Last week, Curbed shared photos from the marketing materials for the new luxury development of the former Domino Sugar refinery. The place is now being called "The Refinery." Because, yes, that's what the building was, but also--obviously--because that's what the developers (and City Hall) want the luxury development to do.

It will help to refine the neighborhood.



What do refineries do? They cleanse. They purify. Sugar refineries, in particular, take darker materials and turn them white. That is also being done--has been done--to Williamsburg and to much of Brooklyn and the city.

New York is becoming exponentially whiter every day, thanks to hyper-gentrification. The process acts as one big refinery, a factory for smoothing and bleaching.



Mayor de Blasio appears to be all for this. Or else he's been brainwashed by the neoliberal free-marketeer myth that luxury development is inevitable. (It is not.) He recently told Crain's NYC Summit conference that the "only way" to create an inclusive city "is through development."

He could not be more wrong. Development excludes. Development whitens. Development segregates.

The designers who created The Refinery's renderings know this. Look at the people in the images. What do you see?









Thứ Ba, 1 tháng 11, 2016

San Loco Struggles

Jill Hing's brothers opened the San Loco taco joint in the East Village in 1986. A year later, Jill followed her brothers, moving to New York City from rural Nebraska. She soon joined the business. San Loco has been a Lower East Side staple ever since. On a personal note, I've been living off their tacos for half my life.

Recently, Jill got in touch to talk about the struggles of running a small business in the city today. "We have been feeling unbelievable pressure caused by the increased cost of doing business for quite a few years now," she wrote. "At this point, we are not sure how much longer we can hang on."

I asked Jill a few questions about San Loco's struggles in a rigged system where small businesses get the shaft--while big national chains get preferential rents from landlords, higher property values from banks, and corporate welfare from City Hall.



Q: What's been the biggest struggle to San Loco's survival these days?

A: There are many factors that contribute to our struggle to survive--and the noose definitely keeps tightening.

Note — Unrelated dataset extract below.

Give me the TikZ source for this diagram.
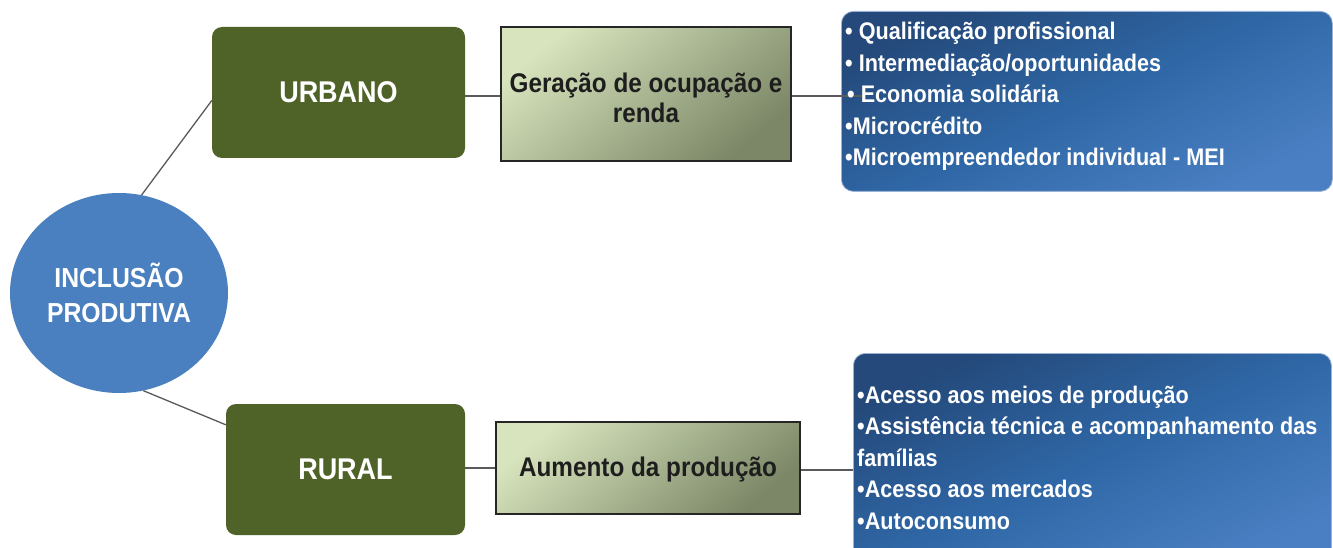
\documentclass[tikz,border=0pt]{standalone}
\usepackage{fontspec}
\setmainfont{Liberation Sans}[FakeStretch=0.9]
\usetikzlibrary{shapes.geometric,calc}
\definecolor{hubblue}{HTML}{4A80BF}
\definecolor{oliveD}{HTML}{4F6228}
\definecolor{greenL}{HTML}{D7E4BD}
\definecolor{greenD}{HTML}{7B8766}
\definecolor{boxline}{HTML}{262626}
\definecolor{textD}{HTML}{1E1E1E}
\definecolor{navyA}{HTML}{24497A}
\definecolor{navyM}{HTML}{2F67A6}
\definecolor{navyB}{HTML}{4A80C3}
\definecolor{navyEdge}{HTML}{9AB2D4}
\definecolor{linkgrey}{HTML}{5A5A5A}
\begin{document}
\begin{tikzpicture}[x=1pt,y=-1pt,
  hub/.style={ellipse, fill=hubblue, minimum width=218pt, minimum height=200pt,
    inner sep=0pt, text=white, align=center,
    font=\bfseries\fontsize{27.5}{35}\selectfont},
  areabox/.style={rounded corners=10pt, fill=oliveD, text=white, inner sep=0pt,
    font=\bfseries\fontsize{30}{36}\selectfont},
  actbox/.style={draw=boxline, line width=2pt, top color=greenL, bottom color=greenD,
    shading angle=40, text=textD, align=center, inner sep=0pt,
    font=\bfseries\fontsize{27}{30}\selectfont},
  listbox/.style={rounded corners=12pt, draw=navyEdge, line width=0.8pt,
    top color=navyA, bottom color=navyB, middle color=navyM, shading angle=25,
    inner sep=0pt, anchor=north west},
  item/.style={anchor=base west, text=white, inner sep=0pt,
    font=\bfseries\fontsize{24}{29}\selectfont},
  link/.style={draw=linkgrey, line width=1.3pt}
]
\useasboundingbox (0,0) rectangle (1333,548);
\clip (0,0) rectangle (1333,548);
\fill[white] (0,0) rectangle (1333,548);

% list boxes
\node[listbox, minimum width=491pt, minimum height=180pt] (l1) at (841,11) {};
\node[listbox, minimum width=478pt, minimum height=215pt] (l2) at (853,353) {};

% main nodes
\node[hub] (inc) at (119,293) {INCLUSÃO\\PRODUTIVA};
\node[areabox, minimum width=253pt, minimum height=131pt] (urb) at (338.5,92.5) {URBANO};
\node[areabox, minimum width=239pt, minimum height=131pt] (rur) at (345.5,469.5) {RURAL};
\node[actbox, minimum width=290pt, minimum height=134pt] (ger) at (646,94) {};
\node[text=textD, align=center, inner sep=0pt, font=\bfseries\fontsize{27}{30}\selectfont]
  (gert) at (646,98) {Geração de ocupação e\\renda};
\node[actbox, minimum width=304pt, minimum height=92pt] (aum) at (648,468) {};
\node[text=textD, inner sep=0pt, font=\bfseries\fontsize{27}{30}\selectfont]
  (aumt) at (648,470) {Aumento da produção};

% connectors
\coordinate (l1in) at (863,96);
\draw[link] (inc.77) -- ([yshift=-8pt]urb.west);
\draw[link] (inc.-76) -- ([yshift=-21pt]rur.north west);
\draw[link] ([yshift=-2pt]ger.west) -- ([yshift=-2pt]ger.west -| urb.east);
\draw[link] ([yshift=-2pt]ger.east) -- ([yshift=-2pt]ger.east -| l1in);
\draw[link] (aum.west) -- (aum.west -| rur.east);
\draw[link] ([yshift=-2pt]aum.east) -- ([yshift=-2pt]aum.east -| l2.west);

% items, urban
\node[item] (u1) at (845,40) {• Qualificação profissional};
\node[item] (u2) at (845,71.5) {• Intermediação/oportunidades};
\node[item] (u3) at (847,103) {• Economia solidária};
\node[item] (u4) at (845,134.5) {•Microcrédito};
\node[item] (u5) at (845,166) {•Microempreendedor individual - MEI};

% items, rural
\node[item] (r1) at (857,403) {•Acesso aos meios de produção};
\node[item] (r2) at (857,434.5) {•Assistência técnica e acompanhamento das};
\node[item] (r3) at (857,466) {famílias};
\node[item] (r4) at (857,497.5) {•Acesso aos mercados};
\node[item] (r5) at (857,529) {•Autoconsumo};
\end{tikzpicture}
\end{document}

Our customer base has been mostly squeezed out of this neighborhood as a consequence of hyper-gentrification. Rent is a constant source of stress. In our case, as with many long-standing businesses, we are at the mercy of the landlord and live in fear of our next rent renewal.

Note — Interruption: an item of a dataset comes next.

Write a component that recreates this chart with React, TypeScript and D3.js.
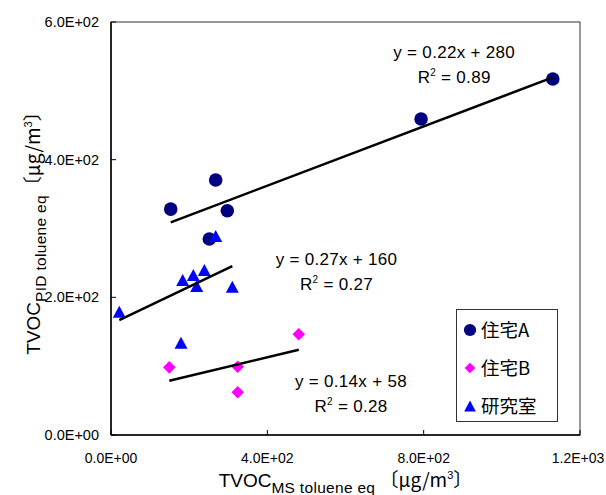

They can raise your rent exponentially to just force you out, or they can charge you above market because they know moving is not a viable option. For example, one of our location's lease is up in the spring, we have been tenants there for 20 years, but still they are asking about 15-20% above the comps around us because they know moving is expensive, disruptive, and can cost us our liquor license (although San Loco obtained the liquor license it stays with the address). And regardless of our good standing with the community board, we could be denied a new license, or most likely, be given one with limitations. There are moratoriums on most blocks now because of the over saturation of restaurants/bars in the neighborhood.

It makes me furious that landlords are able to manipulate the market and falsely inflate property values this way. Once we even had a landlord ask for a percentage of our revenue as part of our lease.

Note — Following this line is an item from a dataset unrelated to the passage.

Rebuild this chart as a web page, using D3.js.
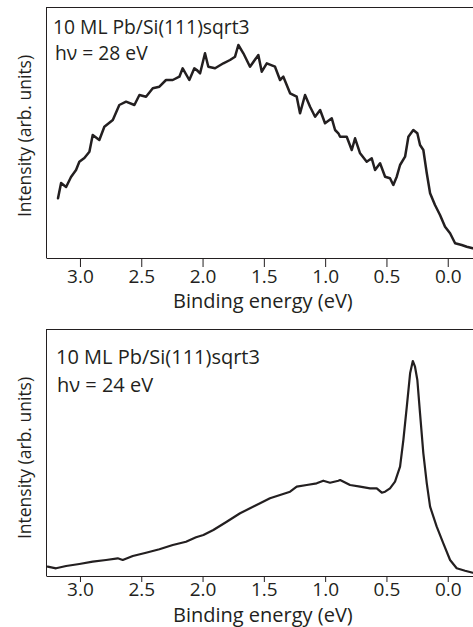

The other contributing factor is that the increased cost of doing business has gone through the roof. Some costs: Seamless has cornered the market with on-line ordering and they keep raising their percentage, they take 17-20% now, which is higher than our profit margin. Our blue collar lunch crowd dwindled when the cost of parking more than tripled. Our purveyor costs went up when parking tickets more than doubled. Yelp touts themselves as unbiased, but they aggressively try to force you to “advertise” with them, which includes manipulating reviews (good ones come to the top, bad ones go to the bottom).

Q: How has that changed in recent years?

A: While many of our old-school customers have moved out, the ones that remain are loyal to the death. We love them and are so grateful for their loyalty, but we also want to appeal to the new influx of people in the neighborhood. Because we are inexpensive, we have always been reliant on volume.

I’ve noticed that going out to dinner doesn’t really happen organically anymore, nobody just walks into a place to check it out and try it for themselves, they have to google it first to be told what to expect and if they’re going to like it. The nightlife has definitely changed as well. Our neighborhood has more professionals and students now. People aren’t out roaming the streets and leaving shows at 3 a.m. anymore.

Q: Did it used to be easier to run a small business in the city--and why?

A: Much easier. The regulations and restrictions end up costing so much money that it's almost cost prohibitive to open a business for people like us. Little hole in the wall places could open and survive in years past because the cost of doing business wasn’t so crushing, and getting started wasn’t so daunting. You could just work hard and go for it.

Q: How do you think the increase in chain stores has affected your business?

A: People seem to want to know what to expect, they aren’t looking for a surprise or an adventure, and they don’t want to be part of your weird world, they are looking for sameness. New York has lost so much of its character, it seems that we have sold our soul to the highest bidder (I think largely due to Bloomberg), and it makes me sad to say, but I think NYC has lost the plot.